Lost Vape każdy raczej zna, a jak nie zna to kojarzy. Od ponad tygodnia mam okazję korzystać z Ursy Nano 3. Mam bardzo mieszane uczucia co do tego modelu, ale więcej o tym w dalszej części.
Lost Vape Ursa Nano 3 to oczywiście pod. Posiada wbudowany akumulator o pojemności 1200 mAh. Mnie osobiście wystarcza on na cały dzień użytkowania, a pewnie i na pół kolejnego dnia by dał radę. Wizualnie jest ładnie wykonany, ale nie odbiega jakoś znacznie od pierwszej wersji tego urządzenia. Na plus na pewno brak spadków energii wraz z rozładowaniem akumulatora, co np. w Oxva NeXlim jest bardzo odczuwalne.

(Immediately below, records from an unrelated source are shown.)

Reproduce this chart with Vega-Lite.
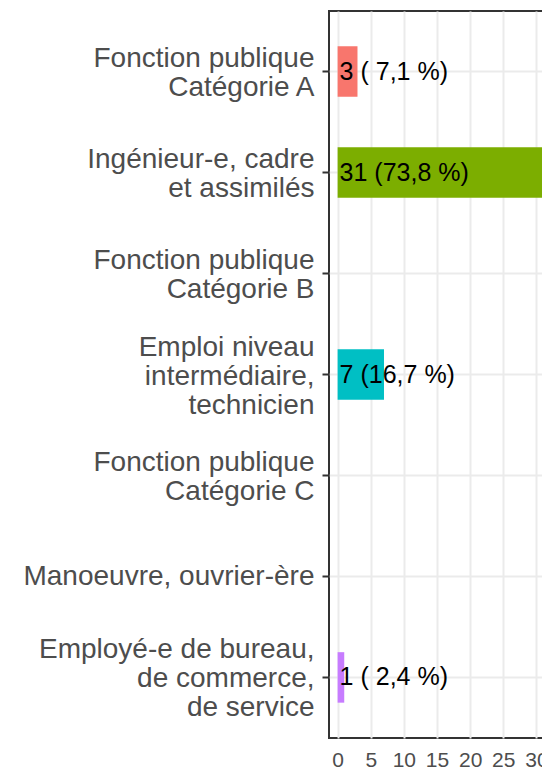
{
  "$schema": "https://vega.github.io/schema/vega-lite/v6.json",
  "autosize": "none",
  "width": 214,
  "height": 727,
  "padding": {"left": 329, "top": 11, "right": 0, "bottom": 31},
  "background": "white",
  "config": {
    "view": {"stroke": "#333333", "strokeWidth": 2},
    "axisX": {
      "title": null,
      "values": [0, 2.5, 5, 7.5, 10, 12.5, 15, 17.5, 20, 22.5, 25, 27.5, 30],
      "labelExpr": "datum.value % 5 == 0 ? datum.label : ''",
      "grid": true,
      "gridColor": "#EBEBEB",
      "gridWidth": {"condition": {"test": "datum.value % 5 == 0", "value": 2}, "value": 1.3},
      "tickOpacity": {"condition": {"test": "datum.value % 5 == 0", "value": 1}, "value": 0},
      "tickColor": "#333333",
      "tickWidth": 2,
      "tickSize": 6,
      "domain": false,
      "labelFont": "Liberation Sans",
      "labelFontSize": 21,
      "labelColor": "#4D4D4D",
      "labelPadding": 5,
      "labelFlush": false,
      "labelOverlap": false
    }
  },
  "data": {
    "values": [
      {"cat": "Fonction publique|Catégorie A", "n": 3, "label": "3 ( 7,1 %)"},
      {"cat": "Ingénieur-e, cadre|et assimilés", "n": 31, "label": "31 (73,8 %)"},
      {"cat": "Fonction publique|Catégorie B", "n": 0, "label": ""},
      {"cat": "Emploi niveau|intermédiaire,|technicien", "n": 7, "label": "7 (16,7 %)"},
      {"cat": "Fonction publique|Catégorie C", "n": 0, "label": ""},
      {"cat": "Manoeuvre, ouvrier-ère", "n": 0, "label": ""},
      {"cat": "Employé-e de bureau,|de commerce,|de service", "n": 1, "label": "1 ( 2,4 %)"}
    ]
  },
  "transform": [{"filter": "datum.n > 0"}],
  "encoding": {
    "y": {
      "field": "cat",
      "type": "nominal",
      "scale": {
        "domain": [
          "Fonction publique|Catégorie A",
          "Ingénieur-e, cadre|et assimilés",
          "Fonction publique|Catégorie B",
          "Emploi niveau|intermédiaire,|technicien",
          "Fonction publique|Catégorie C",
          "Manoeuvre, ouvrier-ère",
          "Employé-e de bureau,|de commerce,|de service"
        ],
        "paddingInner": 0.5,
        "paddingOuter": 0.35
      },
      "axis": {
        "title": null,
        "domain": false,
        "grid": true,
        "gridColor": "#EBEBEB",
        "gridWidth": 2,
        "bandPosition": 0.5,
        "tickColor": "#333333",
        "tickWidth": 2,
        "tickSize": 7,
        "labelFont": "Liberation Sans",
        "labelFontSize": 28,
        "labelColor": "#4D4D4D",
        "labelPadding": 8,
        "labelLineHeight": 29,
        "labelLimit": 1000,
        "labelOffset": {
          "condition": [
            {"test": "length(split(datum.label, '|')) == 3", "value": -27},
            {"test": "length(split(datum.label, '|')) == 2", "value": -12.5}
          ],
          "value": 1
        },
        "labelExpr": "split(datum.label, '|')"
      }
    }
  },
  "layer": [
    {
      "mark": {"type": "bar", "clip": true},
      "encoding": {
        "x": {
          "field": "n",
          "type": "quantitative",
          "stack": null,
          "scale": {"domain": [-1.3, 31], "nice": false, "zero": false}
        },
        "x2": {"datum": 0},
        "color": {
          "field": "cat",
          "type": "nominal",
          "scale": {
            "domain": [
              "Fonction publique|Catégorie A",
              "Ingénieur-e, cadre|et assimilés",
              "Emploi niveau|intermédiaire,|technicien",
              "Employé-e de bureau,|de commerce,|de service"
            ],
            "range": ["#F8766D", "#7CAE00", "#00BFC4", "#C77CFF"]
          },
          "legend": null
        }
      }
    },
    {
      "mark": {"type": "text", "align": "left", "baseline": "middle", "dx": 2, "font": "Liberation Sans", "fontSize": 25, "color": "black"},
      "encoding": {
        "x": {"datum": 0, "type": "quantitative"},
        "text": {"field": "label"}
      }
    }
  ]
}
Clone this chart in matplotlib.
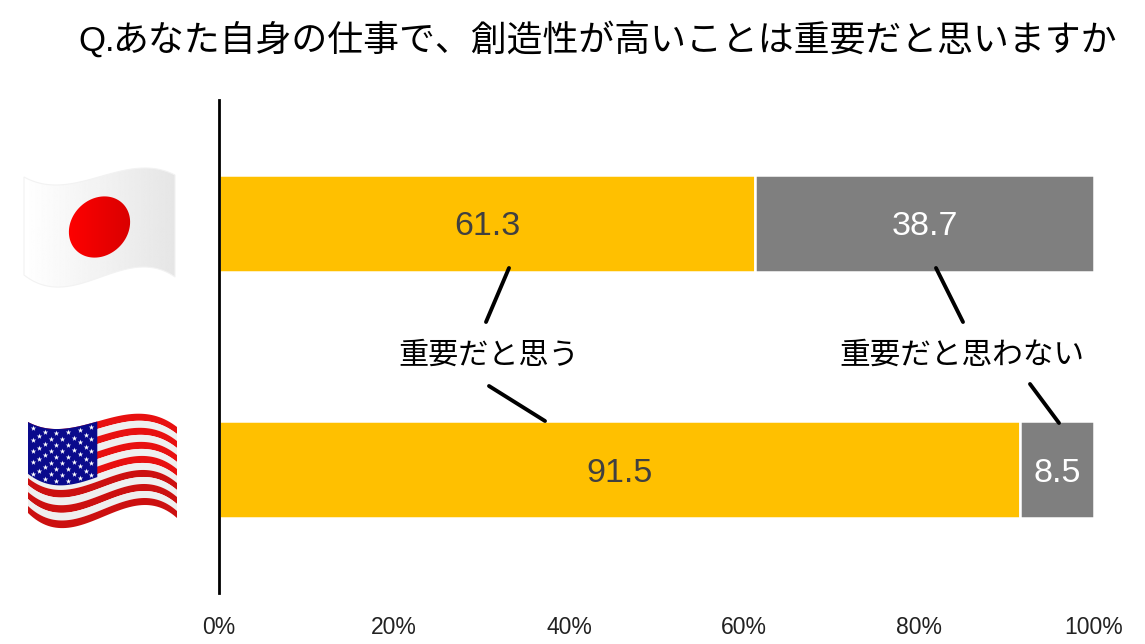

Wkłady niestety nie zostały przez producenta w żaden sposób zmienione. Wkład 0.8Ω oddaje dobrze smak, nie wyciąga aż tak słodkości, więc na plus. Zużycie liquidu naprawdę małe. Natomiast 0.6Ω zużywa kilka więcej liquidu, ale czuć bardziej słodkość oraz chłód. Dodatkowo zauważyłam lekkie wycieki przy tym wkładzie, głównie po nocy. Minusem na pewno jest sposób zalewania, bo jednak większość producentów poszła już w górny sposób wlewania liquidu. Regulacja przepływu powietrza tradycyjnie w formie suwaka na boku urządzenia.
Podsumowanie
Lost Vape Ursa Nano 3 tak naprawdę kilka się różni od pierwotnego urządzenia. Na pewno nie pod względem wizualnym. Jest podem, który na pewno spełni wymagania codziennego użytkowania, ale jednak brakuje tego efektu „wow”.